Friday, November 07, 2014

omidyar's version of events...,


firstlook |  Matt Taibbi, who joined First Look Media just seven months ago, left the company on Tuesday. His departure—which he describes as a refusal to accept a work reassignment, and the company describes as a resignation—was the culmination of months of contentious disputes with First Look founder Pierre Omidyar, chief operating officer Randy Ching, and president John Temple over the structure and management of Racket, the digital magazine Taibbi was hired to create. Those disputes were exacerbated by a recent complaint from a Racket employee about Taibbi’s behavior as a manager.

The departure of the popular former Rolling Stone writer is a serious setback for First Look in its first year of operations. Last January, Omidyar announced with great fanfare that he would personally invest $250 million in the company to build “a general interest news site that will cover topics ranging from entertainment and sports to business and the economy” incorporating multiple “digital magazines” as well as a “flagship news site.”

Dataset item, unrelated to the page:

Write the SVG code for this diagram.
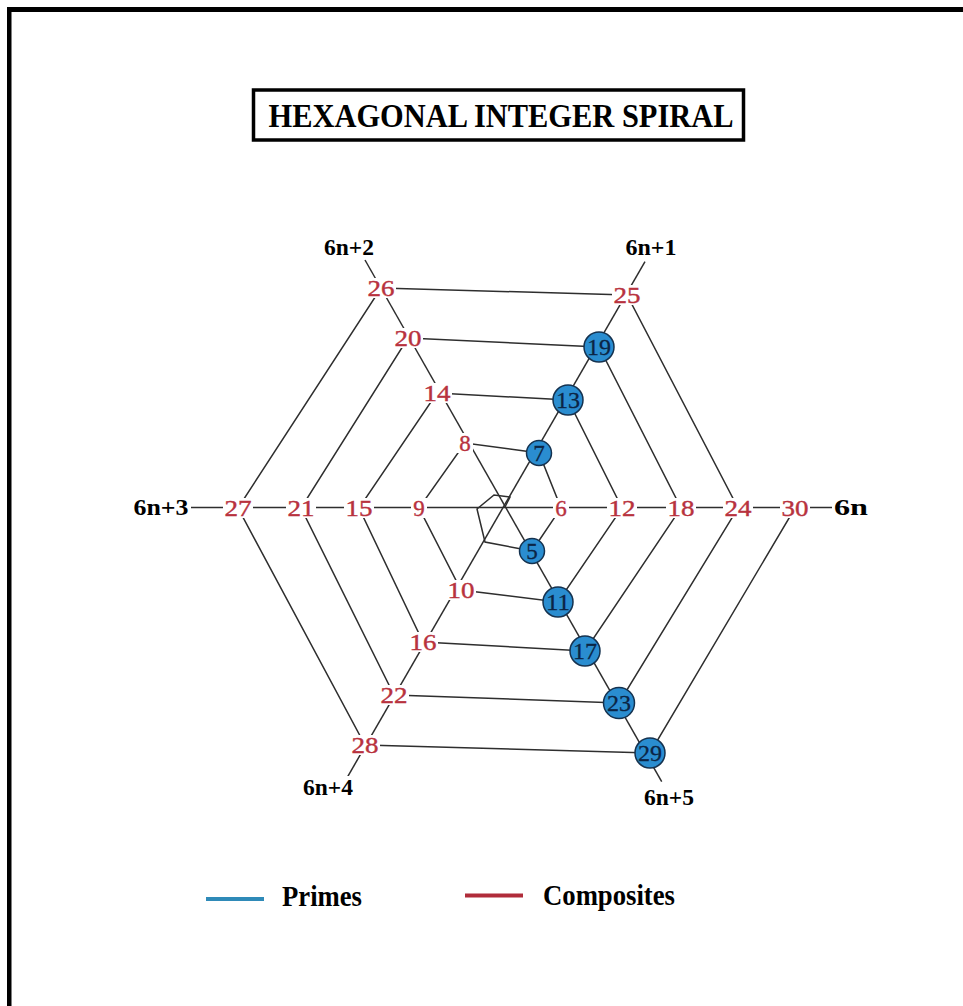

One year later, First Look still has only one such magazine, The Intercept.

Omidyar has publicly and privately pledged multiple times that First Look will never interfere with the stories produced by its journalists. He has adhered to that commitment with both The Intercept and Racket, and Taibbi has been clear that he was free to shape Racket‘s journalism fully in his image. His vision was a hard-hitting, satirical magazine in the style of the old Spy that would employ Taibbi’s facility for merciless ridicule, humor, and parody to attack Wall Street and the corporate world. First Look was fully behind that vision.

Taibbi’s dispute with his bosses instead centered on differences in management style and the extent to which First Look would influence the organizational and corporate aspects of his role as editor-in-chief. Those conflicts were rooted in a larger and more fundamental culture clash that has plagued the project from the start: A collision between the First Look executives, who by and large come from a highly structured Silicon Valley corporate environment, and the fiercely independent journalists who view corporate cultures and management-speak with disdain. That divide is a regular feature in many newsrooms, but it was exacerbated by First Look’s avowed strategy of hiring exactly those journalists who had cultivated reputations as anti-authoritarian iconoclasts.

The Intercept, through months of disagreements and negotiations with First Look over the summer, was able to resolve most of these conflicts; as a result, it now has a sizable budget, operational autonomy, and a team of talented journalists, editors, research specialists, and technologists working collaboratively and freely in the manner its founders always envisioned.

When First Look was launched last October, it was grounded in two principles: one journalistic, the other organizational. First, journalists would enjoy absolute editorial freedom and journalistic independence. Second, the newsroom would avoid rigid top-down hierarchies and instead would be driven by the journalists and their stories.